Office gossip hasn't gone away just because our days in the office have. It has simply migrated to screens.
Proving, once again, the power of the old saw: If you don't have something nice to say about anybody, come sit by me.
Alice Roosevelt Longworth, to whom that quote has been attributed, and Olympia Dukakis' Clairee in "Steel Magnolias," who famously repeats it, were speaking for millions of others who have a weakness for juicy, interpersonal information.
According to a 2019 meta-analysis, we spend an average of 52 minutes a day gossiping, which the researchers defined as "talking about someone who is not present."
But that gossip is not always negative.
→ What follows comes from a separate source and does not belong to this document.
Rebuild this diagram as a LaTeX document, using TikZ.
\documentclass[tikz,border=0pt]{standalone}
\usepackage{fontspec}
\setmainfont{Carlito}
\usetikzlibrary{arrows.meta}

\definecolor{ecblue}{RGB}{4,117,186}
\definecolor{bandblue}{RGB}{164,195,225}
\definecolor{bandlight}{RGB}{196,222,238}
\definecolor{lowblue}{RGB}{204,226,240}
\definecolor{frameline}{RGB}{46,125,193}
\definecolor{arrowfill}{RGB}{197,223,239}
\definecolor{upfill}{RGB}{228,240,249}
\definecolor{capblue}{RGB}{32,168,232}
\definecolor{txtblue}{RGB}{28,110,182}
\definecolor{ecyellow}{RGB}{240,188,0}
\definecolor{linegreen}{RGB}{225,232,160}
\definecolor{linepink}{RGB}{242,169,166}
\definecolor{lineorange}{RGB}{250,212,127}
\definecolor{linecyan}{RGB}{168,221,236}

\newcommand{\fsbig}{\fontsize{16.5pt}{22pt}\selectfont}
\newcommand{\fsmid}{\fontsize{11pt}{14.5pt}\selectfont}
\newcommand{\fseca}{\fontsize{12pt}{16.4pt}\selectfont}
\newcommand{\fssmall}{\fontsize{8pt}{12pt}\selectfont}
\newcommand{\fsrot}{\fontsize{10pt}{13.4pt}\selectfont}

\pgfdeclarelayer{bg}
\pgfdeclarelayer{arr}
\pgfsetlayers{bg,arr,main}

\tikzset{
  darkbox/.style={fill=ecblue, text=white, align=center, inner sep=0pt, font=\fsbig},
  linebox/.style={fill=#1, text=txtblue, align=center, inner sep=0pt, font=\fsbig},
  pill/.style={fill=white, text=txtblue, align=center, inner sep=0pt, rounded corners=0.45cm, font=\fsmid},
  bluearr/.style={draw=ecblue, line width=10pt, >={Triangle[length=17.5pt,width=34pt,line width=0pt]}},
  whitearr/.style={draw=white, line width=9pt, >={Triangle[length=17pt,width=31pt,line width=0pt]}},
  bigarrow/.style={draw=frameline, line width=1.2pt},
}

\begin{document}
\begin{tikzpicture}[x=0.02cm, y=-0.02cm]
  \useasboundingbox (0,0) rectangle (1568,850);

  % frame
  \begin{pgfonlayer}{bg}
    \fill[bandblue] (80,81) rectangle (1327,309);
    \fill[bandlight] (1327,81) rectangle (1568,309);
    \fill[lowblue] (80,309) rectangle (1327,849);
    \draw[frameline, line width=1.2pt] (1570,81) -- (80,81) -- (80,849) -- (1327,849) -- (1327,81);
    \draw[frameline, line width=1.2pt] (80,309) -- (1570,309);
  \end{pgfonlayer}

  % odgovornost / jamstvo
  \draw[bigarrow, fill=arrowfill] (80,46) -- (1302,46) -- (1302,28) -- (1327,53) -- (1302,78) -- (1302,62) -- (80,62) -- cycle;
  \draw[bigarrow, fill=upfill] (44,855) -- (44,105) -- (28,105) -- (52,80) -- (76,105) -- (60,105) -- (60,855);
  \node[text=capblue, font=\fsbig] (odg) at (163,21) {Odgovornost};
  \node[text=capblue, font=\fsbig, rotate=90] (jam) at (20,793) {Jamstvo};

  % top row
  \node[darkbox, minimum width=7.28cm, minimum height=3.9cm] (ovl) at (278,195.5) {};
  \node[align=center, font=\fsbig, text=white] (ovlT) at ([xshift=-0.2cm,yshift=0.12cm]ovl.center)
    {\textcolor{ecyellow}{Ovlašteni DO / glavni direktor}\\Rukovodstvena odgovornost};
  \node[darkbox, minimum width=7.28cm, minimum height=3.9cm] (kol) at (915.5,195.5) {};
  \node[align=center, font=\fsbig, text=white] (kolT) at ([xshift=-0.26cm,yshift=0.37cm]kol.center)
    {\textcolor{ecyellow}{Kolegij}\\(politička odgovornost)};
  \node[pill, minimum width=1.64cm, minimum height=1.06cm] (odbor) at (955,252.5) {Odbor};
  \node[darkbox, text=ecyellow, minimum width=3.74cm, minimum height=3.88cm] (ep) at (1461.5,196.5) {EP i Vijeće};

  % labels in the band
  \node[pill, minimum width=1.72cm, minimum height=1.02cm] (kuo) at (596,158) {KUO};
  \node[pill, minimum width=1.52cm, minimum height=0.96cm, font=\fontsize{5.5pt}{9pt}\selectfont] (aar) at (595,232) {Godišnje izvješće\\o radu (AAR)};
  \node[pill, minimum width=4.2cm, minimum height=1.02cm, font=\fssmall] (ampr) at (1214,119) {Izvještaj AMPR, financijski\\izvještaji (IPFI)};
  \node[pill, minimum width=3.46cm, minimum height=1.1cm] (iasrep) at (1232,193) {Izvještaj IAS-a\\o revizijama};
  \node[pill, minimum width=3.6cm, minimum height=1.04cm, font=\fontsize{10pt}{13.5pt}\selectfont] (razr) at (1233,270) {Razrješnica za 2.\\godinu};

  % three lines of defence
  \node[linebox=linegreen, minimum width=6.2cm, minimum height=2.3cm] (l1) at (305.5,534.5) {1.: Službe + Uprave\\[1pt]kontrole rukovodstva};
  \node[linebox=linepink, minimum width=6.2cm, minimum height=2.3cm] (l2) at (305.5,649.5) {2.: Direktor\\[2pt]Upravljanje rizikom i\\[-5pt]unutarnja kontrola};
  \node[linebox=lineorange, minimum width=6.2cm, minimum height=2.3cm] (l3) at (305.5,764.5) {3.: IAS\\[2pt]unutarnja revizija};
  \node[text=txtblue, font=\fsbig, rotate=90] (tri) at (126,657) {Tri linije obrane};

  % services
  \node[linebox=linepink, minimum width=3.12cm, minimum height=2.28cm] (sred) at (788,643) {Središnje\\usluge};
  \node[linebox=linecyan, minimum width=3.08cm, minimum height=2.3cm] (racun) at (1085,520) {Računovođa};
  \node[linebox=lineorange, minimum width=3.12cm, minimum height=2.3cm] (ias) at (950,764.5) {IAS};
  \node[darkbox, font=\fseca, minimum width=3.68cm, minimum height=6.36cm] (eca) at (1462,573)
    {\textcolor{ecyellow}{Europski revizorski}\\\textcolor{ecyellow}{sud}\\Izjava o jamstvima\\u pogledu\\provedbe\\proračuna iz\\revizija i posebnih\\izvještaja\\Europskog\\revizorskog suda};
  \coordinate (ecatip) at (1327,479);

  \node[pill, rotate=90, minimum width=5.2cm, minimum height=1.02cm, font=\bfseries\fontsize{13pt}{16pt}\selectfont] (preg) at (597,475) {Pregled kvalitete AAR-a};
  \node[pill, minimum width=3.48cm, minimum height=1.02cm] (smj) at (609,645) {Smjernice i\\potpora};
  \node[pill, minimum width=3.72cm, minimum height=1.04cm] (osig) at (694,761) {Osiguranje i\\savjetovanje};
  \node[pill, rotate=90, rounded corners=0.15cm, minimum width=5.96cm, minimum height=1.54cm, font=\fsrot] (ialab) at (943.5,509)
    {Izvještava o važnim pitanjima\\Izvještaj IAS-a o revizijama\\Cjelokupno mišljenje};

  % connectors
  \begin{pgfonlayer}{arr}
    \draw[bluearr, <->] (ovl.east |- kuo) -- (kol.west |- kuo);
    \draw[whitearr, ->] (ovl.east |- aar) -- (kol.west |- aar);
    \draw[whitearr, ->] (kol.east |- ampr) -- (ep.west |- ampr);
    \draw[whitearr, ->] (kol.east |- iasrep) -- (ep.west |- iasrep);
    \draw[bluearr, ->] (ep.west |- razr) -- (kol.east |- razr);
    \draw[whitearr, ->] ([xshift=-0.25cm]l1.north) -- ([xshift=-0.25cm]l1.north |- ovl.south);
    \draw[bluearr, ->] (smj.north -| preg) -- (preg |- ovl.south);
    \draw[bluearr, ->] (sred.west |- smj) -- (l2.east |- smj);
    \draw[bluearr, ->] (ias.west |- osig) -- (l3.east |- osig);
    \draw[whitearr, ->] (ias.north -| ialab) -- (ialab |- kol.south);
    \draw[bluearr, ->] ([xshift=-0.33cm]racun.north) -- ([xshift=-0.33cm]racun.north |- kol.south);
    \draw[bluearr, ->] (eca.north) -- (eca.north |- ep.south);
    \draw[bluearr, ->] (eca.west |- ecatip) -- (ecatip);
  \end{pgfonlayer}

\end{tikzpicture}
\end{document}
In fact, as the study found, most of it was neutral. (Contrary to stereotypical images of a conniving older female info-hound, young people and men tended to be more snarky, according to the study.)
Which has made gossip, in a workplace, both omnipresent and useful. As the other saying goes, information is power — and sharing information can help spread the power around.
This is a strong human impulse, according to Robin Dunbar, author of "Gossip, Grooming and the Evolution of Language" and professor of evolutionary psychology at the University of Oxford. And it's an urge that we shouldn't necessarily fight.
"Its primary purpose is to allow us to keep track of what's going on in our social circle when we don't have time to keep track of things" on an individual level, he said. This is not to put others down, he added, "but to make sure we don't say the wrong things when we do get to see someone."